WALDORF CHICKEN SANDWICH

1 can Underwood Chunky Chicken Spread (4 1/2 oz)
1  package cream cheese, softened (3oz)
½ medium  apple, finely chopped
2  Tbl. raisins
1 celery stalk, finely chopped
6 slices whole grain bread

 In a medium bowl, combine first 5 ingredients; mix well. Cover and  refrigerate 1 hour. Serve on whole grain bread.

 

 
ITALIAN WEDDING SOUP
 
1 egg -- slightly beaten
1 pound ground beef
1 cup Italian bread crumbs
2 teaspoons Worcestershire sauce
1 teaspoon garlic powder
2 tablespoons olive oil
5 cups chicken broth
1 cup water
1 ½ cups pastina or other small pasta (note: I use orzo)
1 package (10 oz.) frozen chopped spinach -- cooked and 
	drained
 
In large bowl, combine egg, ground beef, bread crumbs, Worcester-
shire sauce and garlic powder.  Mix well.  Shape meatballs, using 
1 rounded teaspoon meat mixture for each.  In large skillet, heat 
olive oil over medium-high heat.  Add meatballs.  Cook for 5 to 7 
minutes, or to desired doneness, turning frequently to brown on 
all sides.  Drain. Set aside. In large saucepan, bring chicken 
broth and water to a boil over medium high heat.  Reduce heat to 
low.  Add meatballs, pasta and spinach.  Cover and simmer for 
10 minutes, stirring occasionally.  Serves 8.
 

 

KEY LIME BARS   (16 squares)

Crust:

1/2 cup pecans, finely chopped
4 tbsp (2 ounces) unsalted butter, melted
3/4 cup all-purpose flour
1/3 cup light brown sugar

Filling:

3 extra large eggs
1 1/4 cup granulated sugar
2/3 cup freshly squeezed key lime juice
2 tsp key lime zest
1/3 cup all-purpose flour

Preheat oven to 325F. Butter an 8-inch square pan. Make the crust first.   In a bowl, combine the pecans, melted butter, flour and brown sugar. Blend with fingers or a fork until mixture is well combined and crumbly. Press mixture evenly into the bottom of the prepared pan. Bake for 25 to 30 minutes until crust is golden brown.

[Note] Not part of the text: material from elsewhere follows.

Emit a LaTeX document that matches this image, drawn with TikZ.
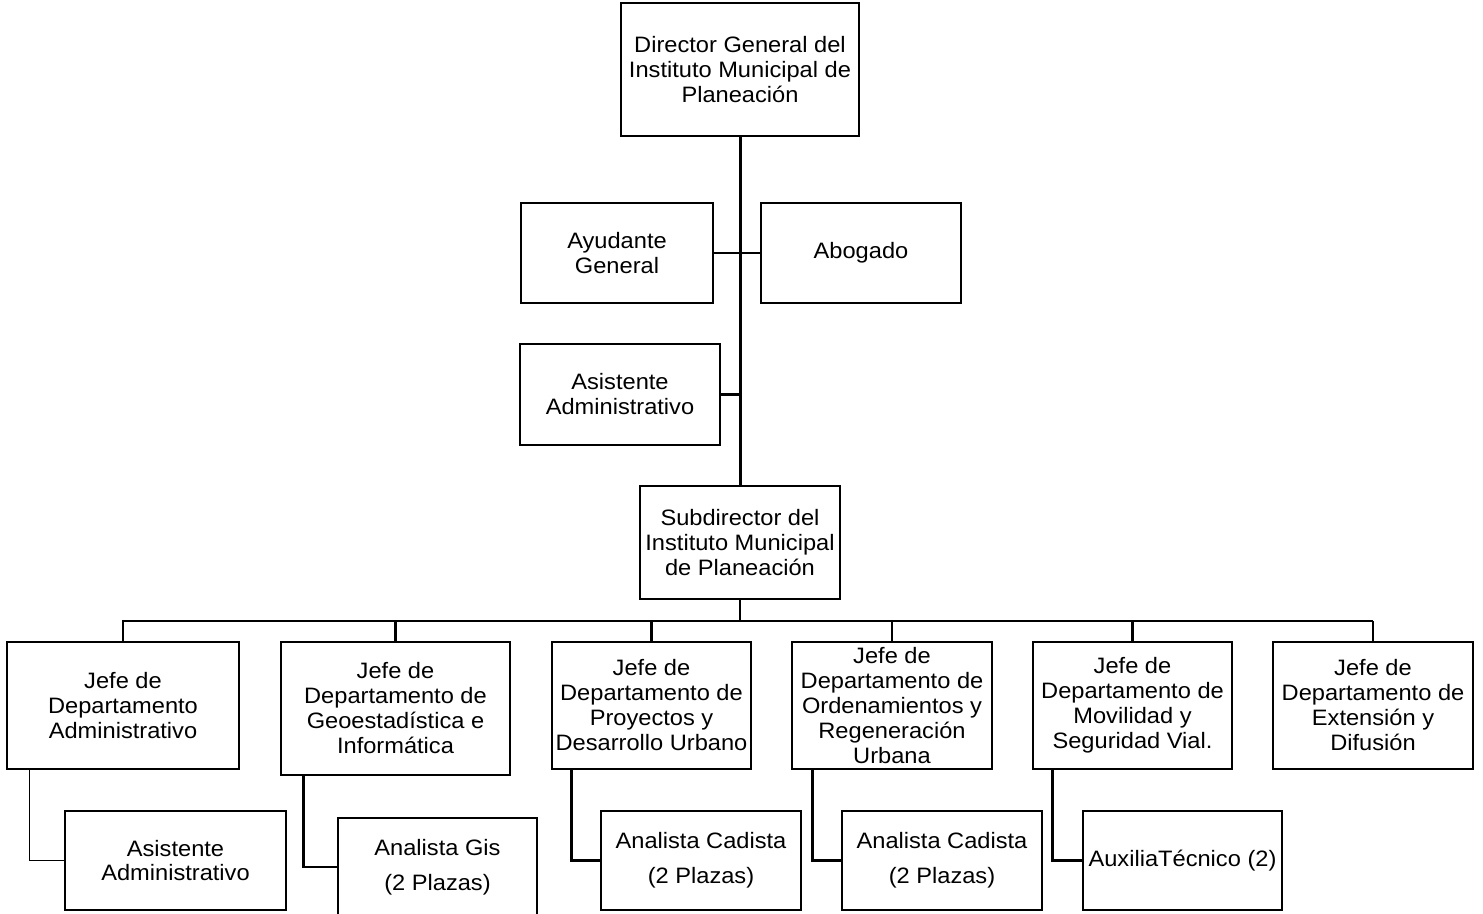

Make the filling while crust is baking. In a bowl, whisk together eggs and sugar. Whisk in the key lime juice and zest. Sift the flour over the mixture and whisk until smooth. (Sifting the flour helps decrease the lumps of flour in the mixture.)

Remove crust from the oven when baked. Pour the filling over the still hot crust. Return to oven and bake at same temperature (325F) for 20 minutes or until the filling is set. Cool in pan for 1 hour before cutting into 16 squares (2x2-inch).

Optional: Dust key limes squares with powdered sugar and top with candied key lime slice.  To make candied lime slices,  simmer thin slices of key limes in simple syrup for about 45 minutes until the pith is translucent.  Then  set the slices on a rack to air dry overnight.